まだ暑い。それもそのはずで、当地では真夏日さえ記録されている。いや、今後もそんな予報が出ているのだ。
だが、やはり草木の世界では秋との認識が伝播してきているようだ。
坪庭などで、シロバナホトトギスの開花が進んでいる。直立することなく、茎を横倒しに伏すようにして咲いている。しな垂れるとかといった粋な風情ではなく、とても姿勢が悪い。
ホトトギス的には、どう咲こうが知ったことかということかもしれないが、これに関してはどうもいただけない。
昨年、とあるサイトでキイジョウロウホトトギスを求めた。大株との触れ込みだったが、現物を目にしたとき、おや、おや、なんて小さな苗であろうかとの印象だった。てっきりその年に咲くのかと思っていたが、なんのことはないつぼみさえ結ばずに年が暮れた。
土替えもすることなく年を越し、春弥生には芽出しを見たが、昨年二芽だったものが三芽となっただけで、さほど増えもせず、大きくもならない。気難しいのか?
今年こそ、花は見られるのであろうと思っていたら、情けないほどの小さなつぼみが二つ、三つ湧き出した。
まだ気を許したわけではない。本当に咲くのかえ?
2022年7月に、夏咲きのタマガワホトトギスや、上記の白花などとともに、「つどいの里 八ヶ岳山野草園」から購入したものである。

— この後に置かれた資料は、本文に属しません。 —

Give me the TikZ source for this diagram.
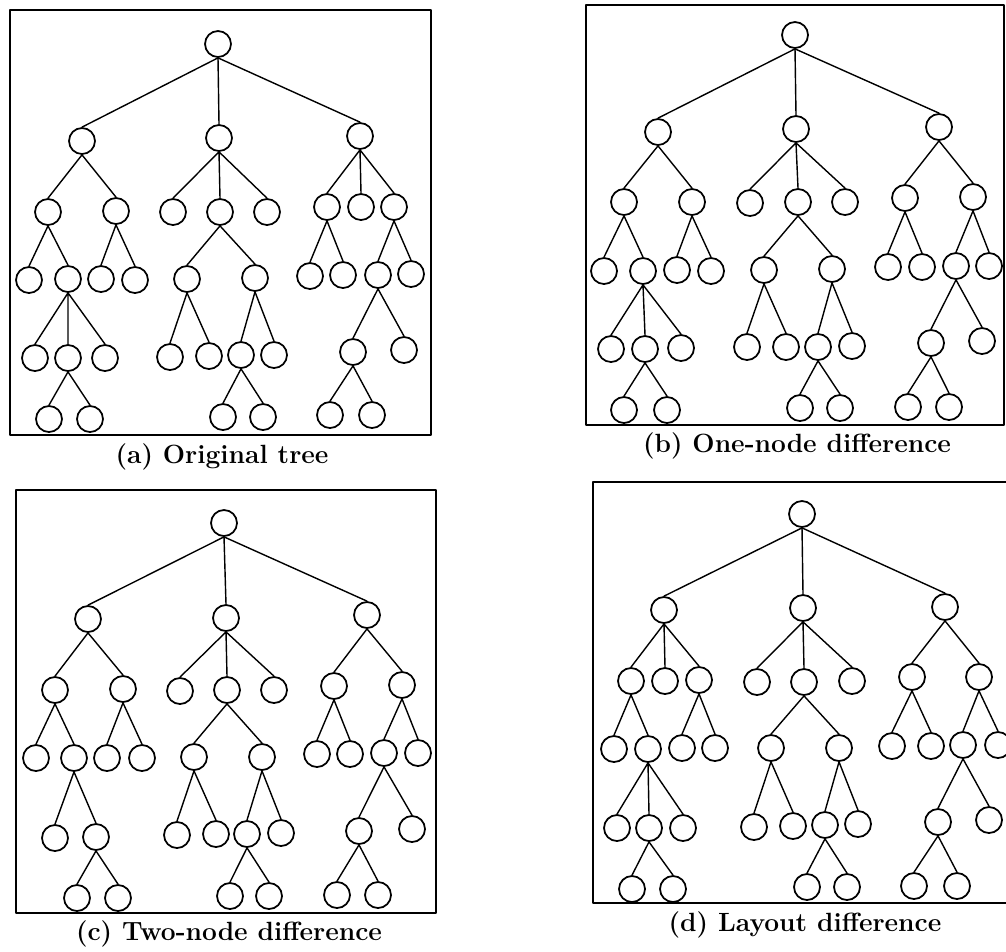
\documentclass[tikz,border=0pt]{standalone}
\usepackage{tikz}
\usetikzlibrary{positioning}

\begin{document}
\begin{tikzpicture}[x=0.02cm, y=-0.02cm, line cap=round, line join=round,
    vtx/.style={circle, draw, line width=1pt, minimum size=0.52cm, inner sep=0pt},
    edge/.style={line width=0.8pt, to path={(\tikztostart.south) -- (\tikztotarget.north)}},
    panel/.style={line width=1.6pt},
    subcap/.style={font=\fontsize{15}{17}\selectfont\bfseries}]
  \useasboundingbox (0,0) rectangle (1006,951);
  %--- (a) Original tree
    \draw[panel] (10,10) rectangle (431,435);
    \node[vtx] (a) at (218,44) {};
    \node[vtx] (a1) at (82,141) {};
    \node[vtx] (a2) at (219,138) {};
    \node[vtx] (a3) at (360,136) {};
    \node[vtx] (a11) at (48,212) {};
    \node[vtx] (a12) at (116,211) {};
    \node[vtx] (a111) at (29,280) {};
    \node[vtx] (a112) at (68,279) {};
    \node[vtx] (a1121) at (35,358) {};
    \node[vtx] (a1122) at (68,358) {};
    \node[vtx] (a1123) at (105,358) {};
    \node[vtx] (a11221) at (49,419) {};
    \node[vtx] (a11222) at (90,419) {};
    \node[vtx] (a121) at (101,279) {};
    \node[vtx] (a122) at (135,280) {};
    \node[vtx] (a21) at (173,212) {};
    \node[vtx] (a22) at (220,212) {};
    \node[vtx] (a23) at (267,212) {};
    \node[vtx] (a221) at (187,279) {};
    \node[vtx] (a222) at (255,278) {};
    \node[vtx] (a2211) at (170,357) {};
    \node[vtx] (a2212) at (209,356) {};
    \node[vtx] (a2221) at (241,355) {};
    \node[vtx] (a2222) at (274,355) {};
    \node[vtx] (a22211) at (223,417) {};
    \node[vtx] (a22212) at (263,417) {};
    \node[vtx] (a31) at (327,207) {};
    \node[vtx] (a32) at (361,207) {};
    \node[vtx] (a33) at (394,207) {};
    \node[vtx] (a311) at (310,276) {};
    \node[vtx] (a312) at (343,275) {};
    \node[vtx] (a331) at (378,275) {};
    \node[vtx] (a332) at (411,274) {};
    \node[vtx] (a3311) at (353,352) {};
    \node[vtx] (a3312) at (404,350) {};
    \node[vtx] (a33111) at (330,415) {};
    \node[vtx] (a33112) at (372,415) {};
    \draw[edge] (a) to (a1) (a) to (a2) (a) to (a3);
    \draw[edge] (a1) to (a11) (a1) to (a12) (a11) to (a111) (a11) to (a112);
    \draw[edge] (a112) to (a1121) (a112) to (a1122) (a112) to (a1123);
    \draw[edge] (a1122) to (a11221) (a1122) to (a11222) (a12) to (a121) (a12) to (a122);
    \draw[edge] (a2) to (a21) (a2) to (a22) (a2) to (a23) (a22) to (a221) (a22) to (a222);
    \draw[edge] (a221) to (a2211) (a221) to (a2212) (a222) to (a2221) (a222) to (a2222);
    \draw[edge] (a2221) to (a22211) (a2221) to (a22212);
    \draw[edge] (a3) to (a31) (a3) to (a32) (a3) to (a33) (a31) to (a311) (a31) to (a312);
    \draw[edge] (a33) to (a331) (a33) to (a332) (a331) to (a3311) (a331) to (a3312);
    \draw[edge] (a3311) to (a33111) (a3311) to (a33112);
    \node[subcap] (capa) at (222,457) {(a) Original tree};
  %--- (b) One-node difference
    \draw[panel] (586,5) rectangle (1004,425);
    \node[vtx] (b) at (795,35) {};
    \node[vtx] (b1) at (658,132) {};
    \node[vtx] (b2) at (796,129) {};
    \node[vtx] (b3) at (939,127) {};
    \node[vtx] (b11) at (624,202) {};
    \node[vtx] (b12) at (692,202) {};
    \node[vtx] (b111) at (604,271) {};
    \node[vtx] (b112) at (643,271) {};
    \node[vtx] (b1121) at (611,349) {};
    \node[vtx] (b1122) at (645,349) {};
    \node[vtx] (b1123) at (681,348) {};
    \node[vtx] (b11221) at (624,410) {};
    \node[vtx] (b11222) at (667,410) {};
    \node[vtx] (b121) at (677,270) {};
    \node[vtx] (b122) at (711,271) {};
    \node[vtx] (b21) at (750,203) {};
    \node[vtx] (b22) at (798,202) {};
    \node[vtx] (b23) at (845,202) {};
    \node[vtx] (b221) at (764,270) {};
    \node[vtx] (b222) at (832,269) {};
    \node[vtx] (b2211) at (747,347) {};
    \node[vtx] (b2212) at (786,347) {};
    \node[vtx] (b2221) at (818,347) {};
    \node[vtx] (b2222) at (852,346) {};
    \node[vtx] (b22211) at (800,408) {};
    \node[vtx] (b22212) at (840,408) {};
    \node[vtx] (b31) at (905,198) {};
    \node[vtx] (b32) at (973,197) {};
    \node[vtx] (b311) at (888,267) {};
    \node[vtx] (b312) at (922,267) {};
    \node[vtx] (b321) at (956,266) {};
    \node[vtx] (b322) at (989,266) {};
    \node[vtx] (b3211) at (931,343) {};
    \node[vtx] (b3212) at (982,341) {};
    \node[vtx] (b32111) at (908,407) {};
    \node[vtx] (b32112) at (949,407) {};
    \draw[edge] (b) to (b1) (b) to (b2) (b) to (b3);
    \draw[edge] (b1) to (b11) (b1) to (b12) (b11) to (b111) (b11) to (b112);
    \draw[edge] (b112) to (b1121) (b112) to (b1122) (b112) to (b1123);
    \draw[edge] (b1122) to (b11221) (b1122) to (b11222) (b12) to (b121) (b12) to (b122);
    \draw[edge] (b2) to (b21) (b2) to (b22) (b2) to (b23) (b22) to (b221) (b22) to (b222);
    \draw[edge] (b221) to (b2211) (b221) to (b2212) (b222) to (b2221) (b222) to (b2222);
    \draw[edge] (b2221) to (b22211) (b2221) to (b22212);
    \draw[edge] (b3) to (b31) (b3) to (b32) (b31) to (b311) (b31) to (b312);
    \draw[edge] (b32) to (b321) (b32) to (b322) (b321) to (b3211) (b321) to (b3212);
    \draw[edge] (b3211) to (b32111) (b3211) to (b32112);
    \node[subcap] (capb) at (797,446) {(b) One-node difference};
  %--- (c) Two-node difference
    \draw[panel] (16,490) rectangle (436,913);
    \node[vtx] (c) at (224,523) {};
    \node[vtx] (c1) at (88,619) {};
    \node[vtx] (c2) at (226,618) {};
    \node[vtx] (c3) at (367,615) {};
    \node[vtx] (c11) at (55,690) {};
    \node[vtx] (c12) at (123,689) {};
    \node[vtx] (c111) at (36,758) {};
    \node[vtx] (c112) at (74,758) {};
    \node[vtx] (c1121) at (55,838) {};
    \node[vtx] (c1122) at (96,837) {};
    \node[vtx] (c11221) at (77,898) {};
    \node[vtx] (c11222) at (118,898) {};
    \node[vtx] (c121) at (107,758) {};
    \node[vtx] (c122) at (142,758) {};
    \node[vtx] (c21) at (180,691) {};
    \node[vtx] (c22) at (227,690) {};
    \node[vtx] (c23) at (274,690) {};
    \node[vtx] (c221) at (194,757) {};
    \node[vtx] (c222) at (262,757) {};
    \node[vtx] (c2211) at (177,835) {};
    \node[vtx] (c2212) at (216,834) {};
    \node[vtx] (c2221) at (247,834) {};
    \node[vtx] (c2222) at (281,833) {};
    \node[vtx] (c22211) at (230,896) {};
    \node[vtx] (c22212) at (269,896) {};
    \node[vtx] (c31) at (334,686) {};
    \node[vtx] (c32) at (402,685) {};
    \node[vtx] (c311) at (317,754) {};
    \node[vtx] (c312) at (350,754) {};
    \node[vtx] (c321) at (384,753) {};
    \node[vtx] (c322) at (418,753) {};
    \node[vtx] (c3211) at (359,831) {};
    \node[vtx] (c3212) at (412,829) {};
    \node[vtx] (c32111) at (337,895) {};
    \node[vtx] (c32112) at (378,895) {};
    \draw[edge] (c) to (c1) (c) to (c2) (c) to (c3);
    \draw[edge] (c1) to (c11) (c1) to (c12) (c11) to (c111) (c11) to (c112);
    \draw[edge] (c112) to (c1121) (c112) to (c1122);
    \draw[edge] (c1122) to (c11221) (c1122) to (c11222) (c12) to (c121) (c12) to (c122);
    \draw[edge] (c2) to (c21) (c2) to (c22) (c2) to (c23) (c22) to (c221) (c22) to (c222);
    \draw[edge] (c221) to (c2211) (c221) to (c2212) (c222) to (c2221) (c222) to (c2222);
    \draw[edge] (c2221) to (c22211) (c2221) to (c22212);
    \draw[edge] (c3) to (c31) (c3) to (c32) (c31) to (c311) (c31) to (c312);
    \draw[edge] (c32) to (c321) (c32) to (c322) (c321) to (c3211) (c321) to (c3212);
    \draw[edge] (c3211) to (c32111) (c3211) to (c32112);
    \node[subcap] (capc) at (229,934) {(c) Two-node difference};
  %--- (d) Layout difference
    \draw[panel] (593,482) rectangle (1012,903);
    \node[vtx] (d) at (802,514) {};
    \node[vtx] (d1) at (664,610) {};
    \node[vtx] (d2) at (803,608) {};
    \node[vtx] (d3) at (945,607) {};
    \node[vtx] (d11) at (631,681) {};
    \node[vtx] (d12) at (665,681) {};
    \node[vtx] (d13) at (699,680) {};
    \node[vtx] (d111) at (614,749) {};
    \node[vtx] (d112) at (648,749) {};
    \node[vtx] (d1121) at (617,828) {};
    \node[vtx] (d1122) at (649,828) {};
    \node[vtx] (d1123) at (683,828) {};
    \node[vtx] (d11221) at (632,889) {};
    \node[vtx] (d11222) at (673,889) {};
    \node[vtx] (d131) at (682,748) {};
    \node[vtx] (d132) at (715,748) {};
    \node[vtx] (d21) at (757,682) {};
    \node[vtx] (d22) at (804,682) {};
    \node[vtx] (d23) at (852,681) {};
    \node[vtx] (d221) at (771,748) {};
    \node[vtx] (d222) at (839,748) {};
    \node[vtx] (d2211) at (754,827) {};
    \node[vtx] (d2212) at (793,826) {};
    \node[vtx] (d2221) at (825,825) {};
    \node[vtx] (d2222) at (858,824) {};
    \node[vtx] (d22211) at (807,887) {};
    \node[vtx] (d22212) at (847,887) {};
    \node[vtx] (d31) at (912,677) {};
    \node[vtx] (d32) at (979,677) {};
    \node[vtx] (d311) at (892,746) {};
    \node[vtx] (d312) at (931,746) {};
    \node[vtx] (d321) at (963,745) {};
    \node[vtx] (d322) at (998,745) {};
    \node[vtx] (d3211) at (938,822) {};
    \node[vtx] (d3212) at (989,820) {};
    \node[vtx] (d32111) at (914,886) {};
    \node[vtx] (d32112) at (957,886) {};
    \draw[edge] (d) to (d1) (d) to (d2) (d) to (d3);
    \draw[edge] (d1) to (d11) (d1) to (d12) (d1) to (d13) (d11) to (d111) (d11) to (d112);
    \draw[edge] (d112) to (d1121) (d112) to (d1122) (d112) to (d1123);
    \draw[edge] (d1122) to (d11221) (d1122) to (d11222) (d13) to (d131) (d13) to (d132);
    \draw[edge] (d2) to (d21) (d2) to (d22) (d2) to (d23) (d22) to (d221) (d22) to (d222);
    \draw[edge] (d221) to (d2211) (d221) to (d2212) (d222) to (d2221) (d222) to (d2222);
    \draw[edge] (d2221) to (d22211) (d2221) to (d22212);
    \draw[edge] (d3) to (d31) (d3) to (d32) (d31) to (d311) (d31) to (d312);
    \draw[edge] (d32) to (d321) (d32) to (d322) (d321) to (d3211) (d321) to (d3212);
    \draw[edge] (d3211) to (d32111) (d3211) to (d32112);
    \node[subcap] (capd) at (805,925) {(d) Layout difference};
\end{tikzpicture}
\end{document}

毎年、恙なく花を見せてくれている。今年、植え替え時に、そのいくつかを地植えにもしてみたが、他の草に埋もれてあまり捗々しくない。鉢の方はといえば読み違えたようで、とても込み入ってしまった。これでは花がよく見えないね。
黄緑の大きな葉が豊かに繁り、初夏の宵ともなれば、芳香を漂わせながら純白のユリを思わせる大輪の花が綻び始める。
なぜ、「惑乱」なのか?
そもそも、「惑乱」とはどのような意味を有するのか?
「惑乱」--デジタル大辞泉には「冷静な判断ができないほど心が乱れること。また、人の心などをまどわし乱すこと」とある。
そう、このタマノカンザシはいま「冷静な判断ができない」状態なのであろう。
一般的な花期は、初夏から盛夏などとある。もう、盛りがとうに過ぎた10月初旬なのである。誤差の範囲とは言い難い。
我が家には、この地植えにしてある一重のタマノカンザシのほかに、鉢植えもある。また、とても見事な八重の花を付けるタマノカンザシも仮住まいしている。そのいずれもが、今年花を付けることなく終わってしまった。意気消沈、とても残念な気持ちであったのだが、ここに来て、とても小さなつぼみなのだけれど、ひょっとしたら、咲くかもしれないつぼみが萌したのである。「惑乱」以外の何物でもないと思うのだが、どうだろう。
未曽有の天候に翻弄された夏が終わり、一時、まさに秋の到来を告げるかのような穏やかな日々が訪れた。このまま、いつもの秋の気配に包まれて過ごせるのかと思ったのだが、度々、真夏日に見舞われる。タマノカンザシならずとも、「惑乱」せざるを得ない環境変化がすぐ眼前に横たわっているのだ。
せっかく萌したつぼみなのである。見事に咲いてほしいと願わない訳にはいかないよね。